On 14 May 2020, Le.com was delisted by the exchange.

On 28 January 2021, the former CEO of LeTV posted that he will be ready to return to China.

== Products and services==
=== Video streaming service ===
Le.com's video streaming service currently offers over 100,000 episodes of TV dramas and over 5,000 movie titles. The site draws an estimated 250 million pageviews per day, 350 million users per month, 100 million daily content viewers on mobile devices, and 10 million daily content viewers on large-screen TVs.

One of the most popular shows on Le.com's service has been the Go Princess Go series.

Le.com's online video streaming service has been receiving positive response in China. While Le.com mainly focuses on TV and movie streaming, its LIVE and LeVidi services focus on live broadcasting and short videos from YouTube and other content providers, respectively.

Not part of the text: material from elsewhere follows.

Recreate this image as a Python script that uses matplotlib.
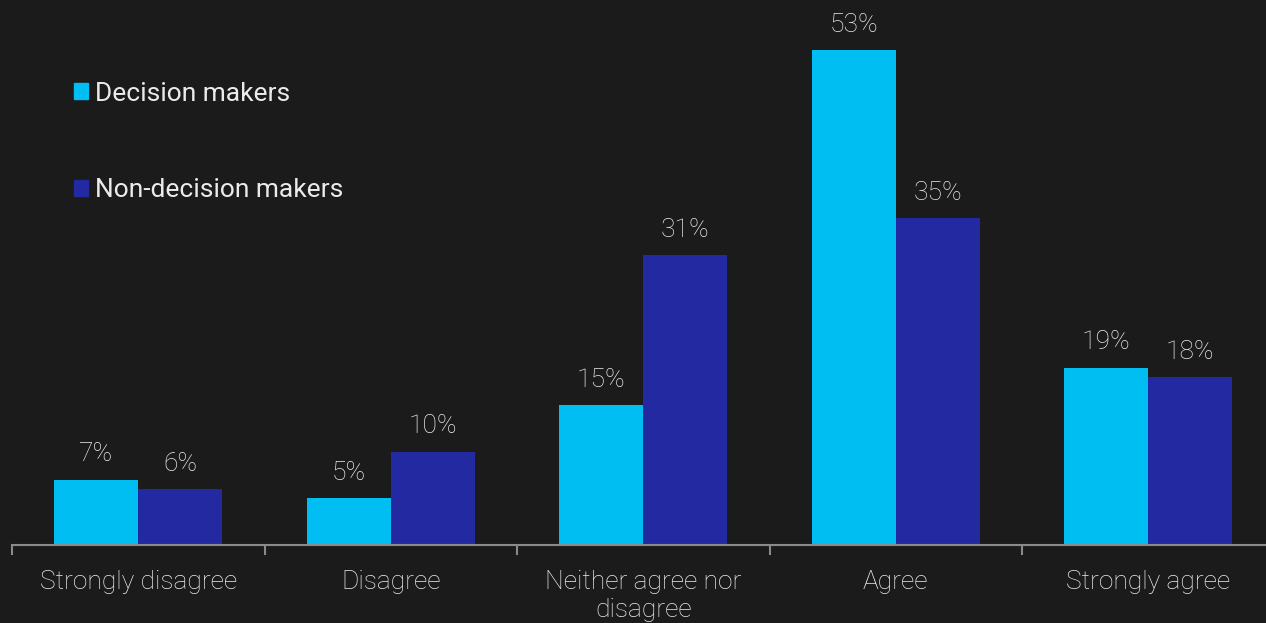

For its streaming service in the United States, Le.com partners with content providers Machinima Inc., Tastemade, Seeso, and Indieflix, among others. Its services Le, LeVidi, and LIVE are often marketed collectively as EcoPass.

===Flat-screen TV===

Le.com produced flat-screen smart TV via a non-wholly owned subsidiary Leshi Zhixin (乐视致新 (Lèshì zhìxīn)). The subsidiary also owned a minor stake (20.09%) in TCL Multimedia, a subsidiary of TCL Corporation for 52.1% stake.

=== LeCloud ===
LeCloud, previously Letv Cloud, invented the VaaS (Video-as-a-Service) model in 2014, similar to other "as a service" technologies like IaaS, PaaS, and SaaS. VaaS model is based on cloud computing, big data, and video technologies. It is founded on Internet-wide content aggregation, combining aggregation, distribution and derivative capabilities.

The LeCloud team and Microsoft jointly held a press conference in Beijing in May 2015 and announced that the two parties have agreed to a deal for solution compatibility with Microsoft Azure.